Work to be completed:
Line by line, repeat the data below exactly, beginning at the first line and ending at the line with "const yTicksAcc = [0.5, 0.6, 0.7, 0.8, 0.9, 1.0];". Omit pictures.

### Data shown

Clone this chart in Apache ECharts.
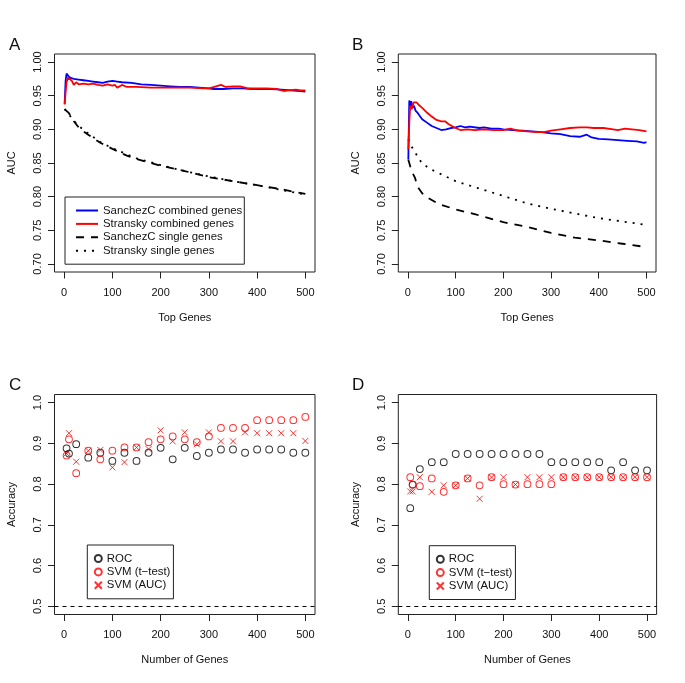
<!DOCTYPE html>
<html>
<head>
<meta charset="utf-8">
<script src="https://cdn.jsdelivr.net/npm/echarts@6/dist/echarts.min.js"></script>
<style>
html,body{margin:0;padding:0;background:#fff;}
#chart{width:685px;height:683px;}
</style>
</head>
<body>
<div id="chart"></div>
<script>
// ---------- data ----------
const xTicks = [0, 100, 200, 300, 400, 500];
const yTicksAUC = [0.70, 0.75, 0.80, 0.85, 0.90, 0.95, 1.00];
const yTicksAcc = [0.5, 0.6, 0.7, 0.8, 0.9, 1.0];

// Panel A  [top genes, AUC]
const aSanchezCombined = [[1,0.938],[3,0.972],[5,0.983],[7,0.981],[10,0.978],[15,0.976],[20,0.975],[30,0.974],[40,0.973],[50,0.972],[60,0.971],[70,0.970],[80,0.969],[90,0.971],[100,0.972],[110,0.971],[120,0.970],[140,0.969],[160,0.967],[180,0.966],[200,0.965],[220,0.964],[240,0.963],[260,0.963],[280,0.962],[300,0.961],[310,0.960],[330,0.960],[350,0.961],[370,0.961],[390,0.960],[410,0.960],[430,0.960],[450,0.959],[470,0.958],[490,0.957],[500,0.956]];
const aStranskyCombined = [[1,0.937],[3,0.955],[5,0.970],[8,0.977],[12,0.976],[16,0.972],[20,0.966],[25,0.970],[30,0.967],[40,0.968],[50,0.967],[60,0.968],[70,0.966],[80,0.965],[90,0.967],[100,0.965],[105,0.966],[110,0.962],[120,0.966],[130,0.963],[150,0.963],[180,0.962],[200,0.962],[230,0.962],[260,0.962],[290,0.961],[300,0.961],[315,0.964],[325,0.966],[335,0.963],[350,0.964],[365,0.964],[380,0.961],[400,0.961],[420,0.961],[440,0.960],[455,0.957],[465,0.958],[480,0.959],[490,0.958],[500,0.958]];
const aSanchezSingle = [[1,0.930],[5,0.928],[10,0.924],[20,0.912],[30,0.903],[40,0.897],[50,0.892],[75,0.880],[100,0.871],[130,0.861],[150,0.856],[200,0.846],[250,0.838],[300,0.829],[350,0.823],[400,0.817],[450,0.811],[500,0.804]];
const aStranskySingle = [[1,0.930],[10,0.922],[20,0.913],[30,0.905],[50,0.894],[75,0.881],[100,0.872],[150,0.857],[200,0.847],[250,0.838],[300,0.830],[350,0.823],[400,0.817],[450,0.810],[500,0.803]];

// Panel B
const bSanchezCombined = [[1,0.855],[2,0.900],[3,0.943],[5,0.930],[7,0.942],[10,0.932],[13,0.935],[16,0.928],[20,0.925],[25,0.920],[30,0.915],[40,0.910],[50,0.905],[60,0.902],[70,0.899],[80,0.900],[90,0.902],[100,0.903],[110,0.905],[120,0.903],[130,0.904],[150,0.902],[160,0.903],[175,0.901],[190,0.901],[200,0.900],[220,0.899],[240,0.898],[260,0.897],[280,0.896],[300,0.894],[320,0.893],[340,0.890],[360,0.889],[375,0.892],[385,0.888],[400,0.886],[420,0.885],[440,0.884],[460,0.883],[480,0.882],[495,0.880],[500,0.881]];
const bStranskyCombined = [[1,0.870],[3,0.910],[5,0.935],[8,0.930],[12,0.940],[18,0.940],[22,0.937],[30,0.932],[40,0.925],[50,0.919],[60,0.914],[70,0.912],[78,0.912],[85,0.908],[95,0.904],[100,0.902],[110,0.899],[125,0.900],[140,0.899],[160,0.900],[180,0.899],[200,0.899],[215,0.901],[230,0.898],[250,0.897],[270,0.896],[285,0.896],[300,0.898],[320,0.900],[340,0.902],[360,0.903],[375,0.903],[390,0.902],[410,0.902],[430,0.900],[440,0.899],[455,0.901],[470,0.900],[485,0.899],[500,0.897]];
const bSanchezSingle = [[1,0.855],[5,0.845],[10,0.835],[15,0.828],[20,0.815],[30,0.805],[40,0.799],[50,0.795],[65,0.789],[100,0.781],[140,0.774],[200,0.762],[250,0.755],[300,0.746],[350,0.739],[400,0.735],[450,0.730],[500,0.725]];
const bStranskySingle = [[1,0.885],[5,0.878],[10,0.872],[20,0.860],[30,0.849],[50,0.840],[65,0.835],[100,0.823],[150,0.812],[200,0.801],[250,0.790],[300,0.782],[350,0.775],[400,0.768],[450,0.763],[500,0.758]];

// Panels C and D  [number of genes]
const geneCounts = [5,10,25,50,75,100,125,150,175,200,225,250,275,300,325,350,375,400,425,450,475,500];
const cROC     = [0.888,0.875,0.898,0.865,0.877,0.857,0.877,0.857,0.877,0.889,0.861,0.889,0.869,0.877,0.885,0.885,0.877,0.885,0.885,0.885,0.877,0.877];
const cSVMt    = [0.870,0.910,0.827,0.882,0.861,0.882,0.890,0.890,0.903,0.910,0.917,0.910,0.903,0.917,0.938,0.938,0.938,0.957,0.957,0.957,0.957,0.965];
const cSVMauc  = [0.875,0.925,0.855,0.882,0.884,0.841,0.854,0.890,0.886,0.932,0.905,0.927,0.898,0.927,0.905,0.905,0.927,0.925,0.925,0.925,0.925,0.906];
const dROC     = [0.741,0.799,0.837,0.854,0.854,0.874,0.874,0.874,0.874,0.874,0.874,0.874,0.874,0.854,0.854,0.854,0.854,0.854,0.834,0.854,0.834,0.834];
const dSVMt    = [0.817,0.799,0.795,0.814,0.781,0.797,0.814,0.797,0.817,0.800,0.799,0.800,0.800,0.800,0.817,0.817,0.817,0.817,0.817,0.817,0.817,0.817];
const dSVMauc  = [0.782,0.782,0.817,0.781,0.797,0.797,0.814,0.764,0.817,0.817,0.799,0.817,0.817,0.817,0.817,0.817,0.817,0.817,0.817,0.817,0.817,0.817];
const chanceLevel = [0.5];

const panelLetters = ['A', 'B', 'C', 'D'];
const legendAB = ['SanchezC combined genes', 'Stransky combined genes', 'SanchezC single genes', 'Stransky single genes'];
const legendCD = ['ROC', 'SVM (t\u2212test)', 'SVM (AUC)'];

// ---------- layout / style ----------
const FONT = 'Liberation Sans, Arial, Helvetica, sans-serif';
const INK = '#111';
const BOX = '#222';
const BLUE = '#0000ff', RED = '#ff0000';
const XPATH = 'path://M0,0L10,10M0,10L10,0';

const grids = [
  {left: 54.5, top: 54, width: 260.5, height: 218},
  {left: 398.3, top: 54, width: 257.7, height: 218},
  {left: 54.5, top: 394.5, width: 260.5, height: 220},
  {left: 398.3, top: 394.5, width: 258.3, height: 220}
];
const yRanges = [[0.688, 1.012], [0.688, 1.012], [0.48, 1.02], [0.48, 1.02]];
const xNames = ['Top Genes', 'Top Genes', 'Number of Genes', 'Number of Genes'];
const yNames = ['AUC', 'AUC', 'Accuracy', 'Accuracy'];

const option = {
  backgroundColor: '#fff',
  animation: false,
  textStyle: {fontFamily: FONT},
  title: panelLetters.map((t, i) => ({
    text: t, padding: 0,
    left: i % 2 === 0 ? 9 : 352,
    top: i < 2 ? 37 : 377,
    textStyle: {fontSize: 17, fontWeight: 'normal', color: INK, fontFamily: FONT}
  })),
  grid: grids.map(g => Object.assign({show: true, borderColor: BOX, borderWidth: 1, backgroundColor: 'transparent'}, g)),
  xAxis: grids.map((g, i) => ({
    gridIndex: i, type: 'value', min: -20, max: 520,
    name: xNames[i], nameLocation: 'middle', nameGap: 40,
    nameTextStyle: {fontSize: 11, color: INK, fontFamily: FONT},
    axisLine: {show: false, onZero: false},
    splitLine: {show: false},
    axisTick: {show: true, customValues: xTicks, length: 6.5, lineStyle: {color: BOX, width: 1}},
    axisLabel: {customValues: xTicks, margin: 15, fontSize: 11, color: INK, fontFamily: FONT}
  })),
  yAxis: grids.map((g, i) => ({
    gridIndex: i, type: 'value', min: yRanges[i][0], max: yRanges[i][1],
    name: yNames[i], nameLocation: 'middle', nameGap: 37,
    nameTextStyle: {fontSize: 11, color: INK, fontFamily: FONT},
    axisLine: {show: false, onZero: false},
    splitLine: {show: false},
    axisTick: {show: true, customValues: i < 2 ? yTicksAUC : yTicksAcc, length: 6.5, lineStyle: {color: BOX, width: 1}},
    axisLabel: {
      customValues: i < 2 ? yTicksAUC : yTicksAcc, rotate: 90, margin: 11,
      fontSize: 11, color: INK, fontFamily: FONT,
      formatter: v => (i < 2 ? Number(v).toFixed(2) : Number(v).toFixed(1))
    }
  })),
  legend: [
    {
      data: legendAB, orient: 'vertical', left: 65, top: 197,
      borderColor: BOX, borderWidth: 1, padding: [7, 2, 7, 10],
      itemWidth: 22, itemHeight: 13, itemGap: 0.4, itemTextGap: 10,
      itemStyle: {opacity: 0},
      selectedMode: false,
      textStyle: {fontSize: 11.4, color: INK, lineHeight: 13, fontFamily: FONT}
    },
    {
      data: legendCD, orient: 'vertical', left: 87.3, top: 545,
      borderColor: BOX, borderWidth: 1, padding: [7, 3, 7, 6.5],
      itemWidth: 7, itemHeight: 7, itemGap: 0.4, itemTextGap: 6.5,
      selectedMode: false,
      textStyle: {fontSize: 11.4, color: INK, lineHeight: 13, fontFamily: FONT}
    },
    {
      data: legendCD, orient: 'vertical', left: 429.3, top: 545.7,
      borderColor: BOX, borderWidth: 1, padding: [7, 3, 7, 6.5],
      itemWidth: 7, itemHeight: 7, itemGap: 0.4, itemTextGap: 7.4,
      selectedMode: false,
      textStyle: {fontSize: 11.4, color: INK, lineHeight: 13, fontFamily: FONT}
    }
  ],
  series: []
};

function lineSeries(name, idx, data, color, type) {
  return {
    name, type: 'line', xAxisIndex: idx, yAxisIndex: idx, data,
    showSymbol: false, symbol: 'none', clip: false, silent: true,
    lineStyle: {color, width: 1.8, type: type, cap: 'butt'},
    itemStyle: {color}
  };
}
function zip(ys) { return geneCounts.map((x, k) => [x, ys[k]]); }
function circleSeries(name, idx, ys, color) {
  return {
    name, type: 'scatter', xAxisIndex: idx, yAxisIndex: idx, data: zip(ys),
    symbol: 'circle', symbolSize: 6.8, silent: true, clip: false,
    itemStyle: {color: 'transparent', borderColor: color, borderWidth: 1}
  };
}
function crossSeries(name, idx, ys, color) {
  return {
    name, type: 'scatter', xAxisIndex: idx, yAxisIndex: idx, data: zip(ys),
    symbol: XPATH, symbolSize: 6, silent: true, clip: false,
    itemStyle: {color: 'transparent', borderColor: color, borderWidth: 1}
  };
}
function chanceLine() {
  return {
    silent: true, symbol: 'none', label: {show: false},
    lineStyle: {type: [4, 4], color: '#000', width: 1},
    data: chanceLevel.map(v => ({yAxis: v}))
  };
}

[[aSanchezCombined, aStranskyCombined, aSanchezSingle, aStranskySingle],
 [bSanchezCombined, bStranskyCombined, bSanchezSingle, bStranskySingle]].forEach((set, i) => {
  option.series.push(lineSeries(legendAB[2], i, set[2], '#000', [8, 7]));
  option.series.push(lineSeries(legendAB[3], i, set[3], '#000', [2, 6]));
  option.series.push(lineSeries(legendAB[0], i, set[0], BLUE, 'solid'));
  option.series.push(lineSeries(legendAB[1], i, set[1], RED, 'solid'));
});

[[cROC, cSVMt, cSVMauc], [dROC, dSVMt, dSVMauc]].forEach((set, j) => {
  const idx = j + 2;
  const roc = circleSeries(legendCD[0], idx, set[0], '#000');
  roc.markLine = chanceLine();
  option.series.push(roc);
  option.series.push(circleSeries(legendCD[1], idx, set[1], RED));
  option.series.push(crossSeries(legendCD[2], idx, set[2], RED));
});

const chart = echarts.init(document.getElementById('chart'), null, {renderer: 'canvas'});
chart.setOption(option);
</script>
</body>
</html>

######

Answer to this problem:
Clone this chart in Apache ECharts.
<!DOCTYPE html>
<html>
<head>
<meta charset="utf-8">
<script src="https://cdn.jsdelivr.net/npm/echarts@6/dist/echarts.min.js"></script>
<style>
html,body{margin:0;padding:0;background:#fff;}
#chart{width:685px;height:683px;}
</style>
</head>
<body>
<div id="chart"></div>
<script>
// ---------- data ----------
const xTicks = [0, 100, 200, 300, 400, 500];
const yTicksAUC = [0.70, 0.75, 0.80, 0.85, 0.90, 0.95, 1.00];
const yTicksAcc = [0.5, 0.6, 0.7, 0.8, 0.9, 1.0];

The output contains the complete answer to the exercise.